DGC Ontario Director Vincenzo Natali is known for his sci-fi genre bending films like 1997’s Cube and 2009’s Splice. For his most recent film, Vincenzo took on the Stephen King and Joe Hill horror novella In the Tall Grass. We caught up with Vincenzo to discuss adapting King and Hill’s work and the complexities of shooting in tall grass.
On adapting Stephen King and Joe Hill’s novella
I grew up reading Stephen King and later I became a fan of Joe Hill’s work, who has a distinct voice but who definitely follows in his Dad’s footsteps, so, it was a comfortable place to start. I felt like I could ease into their world without much difficulty. The challenge was to find a way to make the novella into a three-act story because a literal adaptation would be a short film not a feature. On the other hand, I wanted to be faithful to the story and I didn’t want to invent new characters and locations. What I ended up doing was pulling out aspects of the novella and extrapolating on them. For instance, there is a character that is mentioned in the story (Travis McKean) but never seen. I turned him into a central character… in fact I made him the third part of a love triangle with the two principals from the story (Cal and Becky). Also I added a time dimension to the field that mirrored the spatial distortions that take place in the book. With those components in place, I was able to grow a larger narrative out of the seed of the original story.

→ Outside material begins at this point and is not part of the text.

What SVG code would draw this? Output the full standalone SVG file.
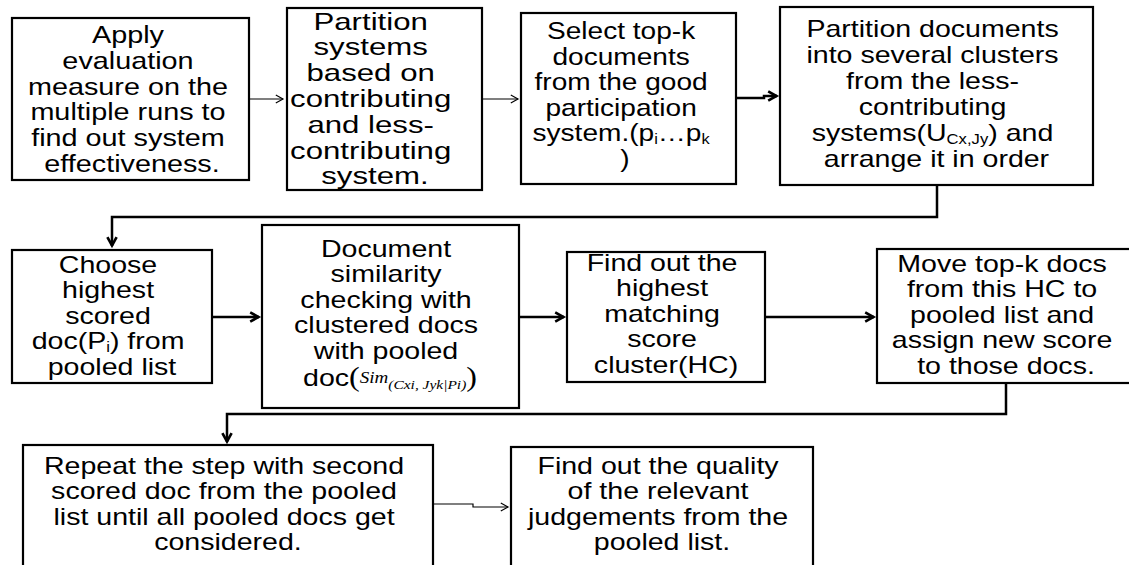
<svg xmlns="http://www.w3.org/2000/svg" width="1129" height="565" viewBox="0 0 1129 565">
<style>
  .box { fill: #ffffff; stroke: #000000; stroke-width: 2.2; }
  .t { font-family: "Liberation Sans", Arial, sans-serif; font-size: 24px; fill: #000000; text-anchor: middle; }
  .m { font-family: "Liberation Serif", "Times New Roman", serif; }
  .thin { fill: none; stroke: #000000; stroke-width: 1.2; }
  .thick { fill: none; stroke: #000000; stroke-width: 2.5; }
</style>
<defs>
  <marker id="ahs" viewBox="0 0 10 10" refX="9" refY="5" markerWidth="9" markerHeight="9" markerUnits="userSpaceOnUse" orient="auto" overflow="visible">
    <path d="M1,0.5 L9,5 L1,9.5" fill="none" stroke="#000" stroke-width="1.3"/>
  </marker>
  <marker id="ah" viewBox="0 0 10 10" refX="9" refY="5" markerWidth="11" markerHeight="11" markerUnits="userSpaceOnUse" orient="auto" overflow="visible">
    <path d="M1,0.8 L8.5,5 L1,9.2" fill="none" stroke="#000" stroke-width="2.4"/>
  </marker>
</defs>
<rect width="1129" height="565" fill="#ffffff"/>

<g id="connectors">
  <path class="thin" d="M249,99 H283" marker-end="url(#ahs)"/>
  <path class="thin" d="M482,99 H518" marker-end="url(#ahs)"/>
  <path class="thick" d="M736,98 H764 V96 H777" marker-end="url(#ah)"/>
  <path class="thick" d="M937,185 V217 H112 V246" marker-end="url(#ah)"/>
  <path class="thick" d="M212,317 H259" marker-end="url(#ah)"/>
  <path class="thick" d="M519,317 H564" marker-end="url(#ah)"/>
  <path class="thick" d="M765,317 H874" marker-end="url(#ah)"/>
  <path class="thick" d="M1006,383 V414 H227 V442" marker-end="url(#ah)"/>
  <path class="thin" d="M433,504 H473 V507 H508" marker-end="url(#ahs)"/>
</g>

<g id="node1">
  <rect class="box" x="12" y="18" width="237" height="162"/>
  <text class="t" transform="translate(132 0) scale(1.2 1)">
    <tspan x="0" y="43">Apply</tspan>
    <tspan x="0" y="68.8">evaluation</tspan>
    <tspan x="0" y="94.6">measure on the</tspan>
    <tspan x="0" y="120.4">multiple runs to</tspan>
    <tspan x="0" y="146.2">find out system</tspan>
    <tspan x="0" y="172">effectiveness.</tspan>
  </text>
</g>

<g id="node2">
  <rect class="box" x="287" y="8" width="195" height="182"/>
  <text class="t" transform="translate(375 0) scale(1.3 1)">
    <tspan x="0" y="29.6">Partition</tspan>
    <tspan x="0" y="55.4">systems</tspan>
    <tspan x="0" y="81.2">based on</tspan>
    <tspan x="0" y="107">contributing</tspan>
    <tspan x="0" y="132.8">and less-</tspan>
    <tspan x="0" y="158.6">contributing</tspan>
    <tspan x="0" y="184.4">system.</tspan>
  </text>
</g>

<g id="node3">
  <rect class="box" x="521" y="13" width="215" height="171"/>
  <text class="t" transform="translate(625 0) scale(1.17 1)">
    <tspan x="0" y="39">Select top-k</tspan>
    <tspan x="0" y="64.6">documents</tspan>
    <tspan x="0" y="90.2">from the good</tspan>
    <tspan x="0" y="115.8">participation</tspan>
    <tspan x="0" y="141.4">system.(p<tspan font-size="14" dy="3">i</tspan><tspan dy="-3">…p</tspan><tspan font-size="14" dy="3">k</tspan></tspan>
    <tspan x="0" y="167">)</tspan>
  </text>
</g>

<g id="node4">
  <rect class="box" x="780" y="7" width="313" height="178"/>
  <text class="t" transform="translate(936.5 0) scale(1.19 1)">
    <tspan x="0" y="37">Partition documents</tspan>
    <tspan x="0" y="63">into several clusters</tspan>
    <tspan x="0" y="89">from the less-</tspan>
    <tspan x="0" y="115">contributing</tspan>
    <tspan x="0" y="141">systems(U<tspan font-size="14" dy="3">Cx,Jy</tspan><tspan dy="-3">) and</tspan></tspan>
    <tspan x="0" y="167">arrange it in order</tspan>
  </text>
</g>

<g id="node5">
  <rect class="box" x="12" y="250" width="200" height="133"/>
  <text class="t" transform="translate(112 0) scale(1.19 1)">
    <tspan x="0" y="273">Choose</tspan>
    <tspan x="0" y="298.5">highest</tspan>
    <tspan x="0" y="324">scored</tspan>
    <tspan x="0" y="349.5">doc(P<tspan font-size="14" dy="3">i</tspan><tspan dy="-3">) from</tspan></tspan>
    <tspan x="0" y="375">pooled list</tspan>
  </text>
</g>

<g id="node6">
  <rect class="box" x="262" y="225" width="257" height="183"/>
  <text class="t" transform="translate(390 0) scale(1.19 1)">
    <tspan x="0" y="257">Document</tspan>
    <tspan x="0" y="282.5">similarity</tspan>
    <tspan x="0" y="308">checking with</tspan>
    <tspan x="0" y="333.5">clustered docs</tspan>
    <tspan x="0" y="359">with pooled</tspan>
    <tspan x="0" y="386">doc<tspan class="m" font-size="27">(</tspan><tspan class="m" font-style="italic" font-size="16" dy="-3">Sim</tspan><tspan class="m" font-style="italic" font-size="13" dy="6">(Cxi, Jyk|Pi)</tspan><tspan class="m" font-size="27" dy="-3">)</tspan></tspan>
  </text>
</g>

<g id="node7">
  <rect class="box" x="567" y="252" width="198" height="130"/>
  <text class="t" transform="translate(666 0) scale(1.19 1)">
    <tspan x="0" y="271">Find out the</tspan>
    <tspan x="0" y="296.5">highest</tspan>
    <tspan x="0" y="322">matching</tspan>
    <tspan x="0" y="347.5">score</tspan>
    <tspan x="0" y="373">cluster(HC)</tspan>
  </text>
</g>

<g id="node8">
  <rect class="box" x="877" y="249" width="262" height="134"/>
  <text class="t" transform="translate(1006 0) scale(1.19 1)">
    <tspan x="0" y="272">Move top-k docs</tspan>
    <tspan x="0" y="297.5">from this HC to</tspan>
    <tspan x="0" y="323">pooled list and</tspan>
    <tspan x="0" y="348.5">assign new score</tspan>
    <tspan x="0" y="374">to those docs.</tspan>
  </text>
</g>

<g id="node9">
  <rect class="box" x="23" y="445" width="410" height="130"/>
  <text class="t" transform="translate(228 0) scale(1.19 1)">
    <tspan x="0" y="474">Repeat the step with second</tspan>
    <tspan x="0" y="499.5">scored doc from the pooled</tspan>
    <tspan x="0" y="525">list until all pooled docs get</tspan>
    <tspan x="0" y="550.5">considered.</tspan>
  </text>
</g>

<g id="node10">
  <rect class="box" x="511" y="447" width="302" height="128"/>
  <text class="t" transform="translate(662 0) scale(1.19 1)">
    <tspan x="0" y="474">Find out the quality</tspan>
    <tspan x="0" y="499.5">of the relevant</tspan>
    <tspan x="0" y="525">judgements from the</tspan>
    <tspan x="0" y="550.5">pooled list.</tspan>
  </text>
</g>
</svg>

Previous to In the Tall Grass you worked with Picture Editor Michele Conroy on Splice. Can you discuss your ongoing creative collaboration?
Michele and I are like siblings. I have been working with her on and off for nearly twenty years. We have similar taste and a similar Italian background that puts us into sync. She always cuts a scene the way I would, chooses the takes and performances I like, and that frankly saves time and gets me where I want to go without much discussion. Also, she balances a refined sense of performance and drama with a very musical gift as an editor. I’ve found one or the other quality in other editors, but it’s unusual to get both in one person. Every time we work together it’s an event and it is a lot of fun. And one can’t understate the importance of fun when you are locked in a room with another person for months on end.
What was the most challenging part of directing In the Tall Grass?
The grass. That damned grass. In the end it worked out really wonderfully, but no one had shot a film in tall grass since probably Onibaba in Japan in the sixties. So there was no one to talk to about what species of grass would be best to shoot in, or what the optimal time to shoot would be or how to stage a crew in grass without demolishing it. We had to engineer all of this ourselves in advance of actually seeing any grass because in our prep the grass wasn’t up to our kneecaps. Also, from a creative standpoint, I needed to develop a filmic language that would mesh with that environment and that would make best use of its quirks. Of course, those challenges were exactly what made it such an exciting and desirable project.
What did you take from your previous films to In the Tall Grass?
Well, I’ve walked this metaphysical maze path before on more than one occasion. So I have a sense of what has worked for me in the past in movies like Cube, Nothing and Haunter. I think when working in a single setting it’s important to perceive it as though you are writing a symphony, in so much as you have a single theme to work with, and the challenge is to find ways to create variations on that theme that surprise your audience.